* Task to complete: The required output is a word-for-word copy of the lines from the line bearing "Rebuild this chart" through the line bearing "const yMinor = [27.5, 32.5, 37.5, 42.5, 47.5, 52.5, 57.5];", inclusive, and no other lines.

+ + + + + + +

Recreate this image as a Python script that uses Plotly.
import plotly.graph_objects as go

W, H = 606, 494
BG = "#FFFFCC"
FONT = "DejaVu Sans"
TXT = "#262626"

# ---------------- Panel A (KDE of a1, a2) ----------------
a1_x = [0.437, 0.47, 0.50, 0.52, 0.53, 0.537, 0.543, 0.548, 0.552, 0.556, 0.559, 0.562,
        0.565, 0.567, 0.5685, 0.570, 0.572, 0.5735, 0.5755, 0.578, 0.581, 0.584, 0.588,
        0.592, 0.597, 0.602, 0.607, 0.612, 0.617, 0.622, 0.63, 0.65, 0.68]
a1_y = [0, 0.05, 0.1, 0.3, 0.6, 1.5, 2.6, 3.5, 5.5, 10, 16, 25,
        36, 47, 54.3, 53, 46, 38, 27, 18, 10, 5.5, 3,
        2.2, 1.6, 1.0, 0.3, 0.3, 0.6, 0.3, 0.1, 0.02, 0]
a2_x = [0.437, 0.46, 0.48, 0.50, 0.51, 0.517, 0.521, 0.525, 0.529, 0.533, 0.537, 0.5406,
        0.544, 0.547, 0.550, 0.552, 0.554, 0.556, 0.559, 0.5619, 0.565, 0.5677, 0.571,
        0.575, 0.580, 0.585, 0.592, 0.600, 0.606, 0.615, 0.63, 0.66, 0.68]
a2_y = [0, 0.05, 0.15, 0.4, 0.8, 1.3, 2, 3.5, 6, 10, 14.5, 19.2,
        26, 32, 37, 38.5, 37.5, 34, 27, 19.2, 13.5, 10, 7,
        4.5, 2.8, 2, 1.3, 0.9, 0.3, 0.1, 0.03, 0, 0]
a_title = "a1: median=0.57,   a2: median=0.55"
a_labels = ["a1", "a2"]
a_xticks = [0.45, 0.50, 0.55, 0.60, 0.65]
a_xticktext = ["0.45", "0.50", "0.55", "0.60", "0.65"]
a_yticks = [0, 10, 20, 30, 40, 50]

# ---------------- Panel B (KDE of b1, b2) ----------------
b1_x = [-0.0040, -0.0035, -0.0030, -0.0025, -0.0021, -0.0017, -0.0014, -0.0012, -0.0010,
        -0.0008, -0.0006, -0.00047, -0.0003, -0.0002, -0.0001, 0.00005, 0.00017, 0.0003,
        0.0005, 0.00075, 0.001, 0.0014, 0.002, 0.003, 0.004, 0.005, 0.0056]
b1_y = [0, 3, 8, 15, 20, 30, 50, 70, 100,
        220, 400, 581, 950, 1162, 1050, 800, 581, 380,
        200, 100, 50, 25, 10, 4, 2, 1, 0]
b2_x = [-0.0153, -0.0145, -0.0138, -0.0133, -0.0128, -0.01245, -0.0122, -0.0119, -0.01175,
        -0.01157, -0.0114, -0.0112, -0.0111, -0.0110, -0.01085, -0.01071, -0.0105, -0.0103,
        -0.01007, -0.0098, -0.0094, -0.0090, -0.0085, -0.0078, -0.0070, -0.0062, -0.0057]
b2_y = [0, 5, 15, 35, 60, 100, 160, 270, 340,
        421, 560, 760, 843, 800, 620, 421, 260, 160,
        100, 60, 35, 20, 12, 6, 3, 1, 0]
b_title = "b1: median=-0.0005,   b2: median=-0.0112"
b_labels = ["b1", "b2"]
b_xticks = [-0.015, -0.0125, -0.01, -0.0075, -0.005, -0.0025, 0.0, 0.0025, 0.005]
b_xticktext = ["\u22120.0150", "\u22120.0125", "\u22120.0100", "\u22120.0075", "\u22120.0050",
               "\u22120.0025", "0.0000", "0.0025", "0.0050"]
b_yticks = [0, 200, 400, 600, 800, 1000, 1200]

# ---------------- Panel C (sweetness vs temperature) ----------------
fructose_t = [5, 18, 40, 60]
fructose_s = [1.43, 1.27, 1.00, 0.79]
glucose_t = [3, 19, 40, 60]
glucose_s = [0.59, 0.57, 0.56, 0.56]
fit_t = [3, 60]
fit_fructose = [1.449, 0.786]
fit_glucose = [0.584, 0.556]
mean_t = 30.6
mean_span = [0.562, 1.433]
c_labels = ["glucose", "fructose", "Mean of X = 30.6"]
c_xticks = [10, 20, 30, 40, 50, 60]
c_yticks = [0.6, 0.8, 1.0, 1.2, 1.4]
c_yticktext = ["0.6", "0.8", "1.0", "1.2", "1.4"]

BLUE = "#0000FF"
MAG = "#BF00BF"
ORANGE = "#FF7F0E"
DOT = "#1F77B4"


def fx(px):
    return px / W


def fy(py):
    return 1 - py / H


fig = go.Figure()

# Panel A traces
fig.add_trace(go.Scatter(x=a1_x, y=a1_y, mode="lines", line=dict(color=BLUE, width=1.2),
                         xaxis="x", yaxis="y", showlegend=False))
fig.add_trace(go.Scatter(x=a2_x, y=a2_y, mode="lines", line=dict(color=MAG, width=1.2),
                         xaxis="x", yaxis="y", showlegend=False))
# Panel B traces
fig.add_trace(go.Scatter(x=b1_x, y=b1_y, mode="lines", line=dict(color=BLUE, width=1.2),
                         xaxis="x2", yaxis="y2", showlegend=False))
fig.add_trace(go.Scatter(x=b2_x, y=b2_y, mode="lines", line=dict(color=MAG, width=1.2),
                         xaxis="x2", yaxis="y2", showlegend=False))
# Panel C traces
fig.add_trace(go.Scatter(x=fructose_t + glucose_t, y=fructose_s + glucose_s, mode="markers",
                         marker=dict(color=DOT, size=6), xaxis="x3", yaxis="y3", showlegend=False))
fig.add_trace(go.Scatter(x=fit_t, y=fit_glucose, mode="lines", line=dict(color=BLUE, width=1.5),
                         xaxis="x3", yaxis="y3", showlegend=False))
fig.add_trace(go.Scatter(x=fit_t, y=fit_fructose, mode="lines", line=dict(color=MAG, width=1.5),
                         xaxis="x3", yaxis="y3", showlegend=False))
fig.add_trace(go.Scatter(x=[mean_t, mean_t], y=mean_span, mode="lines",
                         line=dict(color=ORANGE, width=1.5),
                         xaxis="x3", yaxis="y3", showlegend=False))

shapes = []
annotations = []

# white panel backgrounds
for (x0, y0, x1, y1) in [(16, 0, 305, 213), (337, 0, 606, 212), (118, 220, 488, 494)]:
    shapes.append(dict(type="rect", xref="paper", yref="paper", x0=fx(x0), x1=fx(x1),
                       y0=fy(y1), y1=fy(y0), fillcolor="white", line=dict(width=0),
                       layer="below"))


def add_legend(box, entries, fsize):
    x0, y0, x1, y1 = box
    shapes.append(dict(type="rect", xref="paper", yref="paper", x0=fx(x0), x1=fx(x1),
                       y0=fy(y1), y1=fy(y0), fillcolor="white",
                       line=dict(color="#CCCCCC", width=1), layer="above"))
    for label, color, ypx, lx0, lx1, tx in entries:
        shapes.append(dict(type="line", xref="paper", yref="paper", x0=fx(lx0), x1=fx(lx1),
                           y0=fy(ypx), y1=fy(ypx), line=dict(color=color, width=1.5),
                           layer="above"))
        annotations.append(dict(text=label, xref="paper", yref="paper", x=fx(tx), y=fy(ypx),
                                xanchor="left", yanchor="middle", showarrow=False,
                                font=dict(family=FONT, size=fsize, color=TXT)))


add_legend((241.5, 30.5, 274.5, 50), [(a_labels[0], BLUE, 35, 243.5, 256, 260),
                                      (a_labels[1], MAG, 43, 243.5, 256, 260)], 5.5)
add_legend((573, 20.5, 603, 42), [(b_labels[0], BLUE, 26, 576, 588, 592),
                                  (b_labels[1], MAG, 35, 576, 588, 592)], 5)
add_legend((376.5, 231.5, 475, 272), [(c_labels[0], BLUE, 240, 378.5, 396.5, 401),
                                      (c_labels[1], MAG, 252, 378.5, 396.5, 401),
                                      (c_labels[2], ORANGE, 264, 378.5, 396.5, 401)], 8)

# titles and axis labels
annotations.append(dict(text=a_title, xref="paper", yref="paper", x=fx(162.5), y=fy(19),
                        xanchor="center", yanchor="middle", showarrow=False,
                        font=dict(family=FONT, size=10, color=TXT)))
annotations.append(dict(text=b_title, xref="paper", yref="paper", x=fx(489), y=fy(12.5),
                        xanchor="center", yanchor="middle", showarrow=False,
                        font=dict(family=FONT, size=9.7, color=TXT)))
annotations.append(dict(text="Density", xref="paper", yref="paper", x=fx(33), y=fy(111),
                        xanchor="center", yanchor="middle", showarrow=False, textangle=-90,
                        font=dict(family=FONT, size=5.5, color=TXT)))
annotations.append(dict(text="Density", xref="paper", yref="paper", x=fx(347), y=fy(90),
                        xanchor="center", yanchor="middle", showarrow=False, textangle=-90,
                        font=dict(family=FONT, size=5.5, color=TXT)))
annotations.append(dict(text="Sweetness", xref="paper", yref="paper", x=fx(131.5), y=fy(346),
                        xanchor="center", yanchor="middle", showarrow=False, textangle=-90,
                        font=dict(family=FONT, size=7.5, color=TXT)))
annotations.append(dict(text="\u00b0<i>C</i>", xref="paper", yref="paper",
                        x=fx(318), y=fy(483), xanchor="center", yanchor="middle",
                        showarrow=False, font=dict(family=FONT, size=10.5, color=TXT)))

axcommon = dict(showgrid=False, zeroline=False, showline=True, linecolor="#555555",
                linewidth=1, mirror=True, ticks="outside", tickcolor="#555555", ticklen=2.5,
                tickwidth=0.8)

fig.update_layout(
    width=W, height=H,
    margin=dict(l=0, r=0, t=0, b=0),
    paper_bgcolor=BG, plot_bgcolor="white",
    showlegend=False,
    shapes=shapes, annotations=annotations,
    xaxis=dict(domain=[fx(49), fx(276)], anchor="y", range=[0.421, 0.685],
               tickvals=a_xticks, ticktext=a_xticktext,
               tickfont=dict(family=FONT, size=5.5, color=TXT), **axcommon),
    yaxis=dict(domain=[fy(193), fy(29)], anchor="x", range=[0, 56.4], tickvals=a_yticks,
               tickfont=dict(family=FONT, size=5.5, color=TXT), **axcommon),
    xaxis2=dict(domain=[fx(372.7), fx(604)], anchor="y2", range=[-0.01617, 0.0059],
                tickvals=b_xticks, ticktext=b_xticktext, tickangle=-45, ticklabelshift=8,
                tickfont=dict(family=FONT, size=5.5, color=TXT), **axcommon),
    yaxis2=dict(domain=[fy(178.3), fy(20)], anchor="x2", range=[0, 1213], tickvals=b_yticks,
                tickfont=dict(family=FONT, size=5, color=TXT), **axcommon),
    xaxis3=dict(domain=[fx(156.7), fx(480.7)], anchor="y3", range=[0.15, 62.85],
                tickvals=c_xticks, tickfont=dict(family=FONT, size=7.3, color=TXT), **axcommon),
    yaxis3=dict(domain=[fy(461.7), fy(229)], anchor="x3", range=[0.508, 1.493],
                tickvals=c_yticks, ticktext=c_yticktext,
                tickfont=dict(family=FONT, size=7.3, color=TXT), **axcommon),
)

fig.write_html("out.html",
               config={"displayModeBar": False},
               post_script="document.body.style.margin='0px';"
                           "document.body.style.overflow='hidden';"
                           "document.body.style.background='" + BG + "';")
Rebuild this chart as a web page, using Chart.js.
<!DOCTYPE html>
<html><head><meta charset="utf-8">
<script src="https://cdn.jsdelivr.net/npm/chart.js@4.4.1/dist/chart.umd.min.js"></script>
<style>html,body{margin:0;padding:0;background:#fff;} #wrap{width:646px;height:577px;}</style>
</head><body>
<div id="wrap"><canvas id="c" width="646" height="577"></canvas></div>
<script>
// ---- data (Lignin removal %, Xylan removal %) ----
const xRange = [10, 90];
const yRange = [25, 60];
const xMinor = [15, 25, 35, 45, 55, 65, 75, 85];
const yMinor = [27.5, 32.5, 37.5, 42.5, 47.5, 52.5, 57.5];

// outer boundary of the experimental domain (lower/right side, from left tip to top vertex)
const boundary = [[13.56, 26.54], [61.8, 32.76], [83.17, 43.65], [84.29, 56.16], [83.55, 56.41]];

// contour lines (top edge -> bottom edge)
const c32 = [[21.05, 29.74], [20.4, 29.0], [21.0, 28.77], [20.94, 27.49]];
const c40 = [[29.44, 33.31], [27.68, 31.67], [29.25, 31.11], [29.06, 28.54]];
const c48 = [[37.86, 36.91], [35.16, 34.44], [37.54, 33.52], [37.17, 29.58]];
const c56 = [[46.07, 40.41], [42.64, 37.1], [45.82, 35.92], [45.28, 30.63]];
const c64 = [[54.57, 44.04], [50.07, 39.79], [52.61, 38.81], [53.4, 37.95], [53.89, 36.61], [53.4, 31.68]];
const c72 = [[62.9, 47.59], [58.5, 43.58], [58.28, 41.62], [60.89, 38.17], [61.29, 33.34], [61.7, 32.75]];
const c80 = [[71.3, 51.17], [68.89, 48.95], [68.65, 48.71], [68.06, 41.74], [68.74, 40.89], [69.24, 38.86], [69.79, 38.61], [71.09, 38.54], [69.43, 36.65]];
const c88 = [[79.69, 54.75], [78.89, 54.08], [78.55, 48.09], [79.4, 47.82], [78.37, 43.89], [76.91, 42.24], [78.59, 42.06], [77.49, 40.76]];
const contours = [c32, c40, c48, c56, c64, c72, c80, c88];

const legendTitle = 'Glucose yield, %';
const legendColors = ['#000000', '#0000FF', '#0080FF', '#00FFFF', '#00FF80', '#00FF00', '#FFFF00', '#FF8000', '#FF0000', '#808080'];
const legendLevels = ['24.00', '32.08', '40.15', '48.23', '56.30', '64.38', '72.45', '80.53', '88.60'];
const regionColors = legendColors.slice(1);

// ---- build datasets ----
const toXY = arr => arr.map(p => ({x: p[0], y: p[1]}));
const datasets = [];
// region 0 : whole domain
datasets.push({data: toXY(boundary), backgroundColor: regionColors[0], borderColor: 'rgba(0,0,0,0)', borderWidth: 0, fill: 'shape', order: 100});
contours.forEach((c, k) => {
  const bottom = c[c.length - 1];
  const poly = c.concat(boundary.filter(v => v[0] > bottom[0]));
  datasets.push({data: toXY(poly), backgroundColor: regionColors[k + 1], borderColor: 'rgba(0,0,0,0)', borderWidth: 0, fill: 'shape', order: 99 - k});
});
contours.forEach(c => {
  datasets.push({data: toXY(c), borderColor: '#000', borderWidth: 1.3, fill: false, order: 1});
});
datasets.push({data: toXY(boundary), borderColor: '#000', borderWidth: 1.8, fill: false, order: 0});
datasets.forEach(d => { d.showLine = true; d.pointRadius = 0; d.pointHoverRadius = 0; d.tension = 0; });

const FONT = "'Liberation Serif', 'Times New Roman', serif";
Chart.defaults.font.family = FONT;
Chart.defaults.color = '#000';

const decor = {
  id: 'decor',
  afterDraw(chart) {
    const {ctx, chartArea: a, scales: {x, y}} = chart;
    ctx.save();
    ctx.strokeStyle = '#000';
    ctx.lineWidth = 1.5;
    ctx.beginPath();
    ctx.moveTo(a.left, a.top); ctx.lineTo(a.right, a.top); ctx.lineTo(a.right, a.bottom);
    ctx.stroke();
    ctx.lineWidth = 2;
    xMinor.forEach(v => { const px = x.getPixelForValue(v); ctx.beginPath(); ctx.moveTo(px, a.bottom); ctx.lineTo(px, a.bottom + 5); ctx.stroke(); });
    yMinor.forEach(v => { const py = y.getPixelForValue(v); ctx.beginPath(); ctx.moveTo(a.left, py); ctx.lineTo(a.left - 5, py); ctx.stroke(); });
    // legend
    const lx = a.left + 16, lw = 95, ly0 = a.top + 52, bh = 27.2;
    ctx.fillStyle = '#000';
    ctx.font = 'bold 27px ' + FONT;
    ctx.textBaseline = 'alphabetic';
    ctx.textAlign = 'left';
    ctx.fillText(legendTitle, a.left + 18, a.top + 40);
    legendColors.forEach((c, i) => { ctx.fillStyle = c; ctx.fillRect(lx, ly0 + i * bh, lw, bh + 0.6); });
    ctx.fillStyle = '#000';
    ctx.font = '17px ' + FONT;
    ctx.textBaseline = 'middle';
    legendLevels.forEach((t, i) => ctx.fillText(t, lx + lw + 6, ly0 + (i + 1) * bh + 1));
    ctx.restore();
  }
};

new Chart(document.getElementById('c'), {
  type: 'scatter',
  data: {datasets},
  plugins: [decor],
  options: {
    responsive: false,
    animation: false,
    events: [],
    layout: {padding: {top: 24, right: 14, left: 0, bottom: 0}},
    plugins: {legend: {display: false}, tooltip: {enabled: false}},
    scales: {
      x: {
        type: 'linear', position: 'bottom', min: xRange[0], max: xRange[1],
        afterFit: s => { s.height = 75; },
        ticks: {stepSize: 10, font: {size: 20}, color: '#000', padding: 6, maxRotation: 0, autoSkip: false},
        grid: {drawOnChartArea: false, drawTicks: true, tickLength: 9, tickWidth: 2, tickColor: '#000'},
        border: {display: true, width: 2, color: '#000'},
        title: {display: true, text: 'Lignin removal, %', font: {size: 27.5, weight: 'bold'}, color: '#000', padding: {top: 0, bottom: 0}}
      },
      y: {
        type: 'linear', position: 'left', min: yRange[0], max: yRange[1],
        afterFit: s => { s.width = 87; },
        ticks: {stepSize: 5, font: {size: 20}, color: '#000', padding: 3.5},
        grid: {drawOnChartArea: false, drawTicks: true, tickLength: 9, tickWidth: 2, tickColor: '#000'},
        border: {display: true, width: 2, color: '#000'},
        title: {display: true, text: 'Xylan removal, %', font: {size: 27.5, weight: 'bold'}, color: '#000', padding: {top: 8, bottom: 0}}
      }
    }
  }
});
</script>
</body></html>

+ + + + + + +

* Solution:
Rebuild this chart as a web page, using Chart.js.
<!DOCTYPE html>
<html><head><meta charset="utf-8">
<script src="https://cdn.jsdelivr.net/npm/chart.js@4.4.1/dist/chart.umd.min.js"></script>
<style>html,body{margin:0;padding:0;background:#fff;} #wrap{width:646px;height:577px;}</style>
</head><body>
<div id="wrap"><canvas id="c" width="646" height="577"></canvas></div>
<script>
// ---- data (Lignin removal %, Xylan removal %) ----
const xRange = [10, 90];
const yRange = [25, 60];
const xMinor = [15, 25, 35, 45, 55, 65, 75, 85];
const yMinor = [27.5, 32.5, 37.5, 42.5, 47.5, 52.5, 57.5];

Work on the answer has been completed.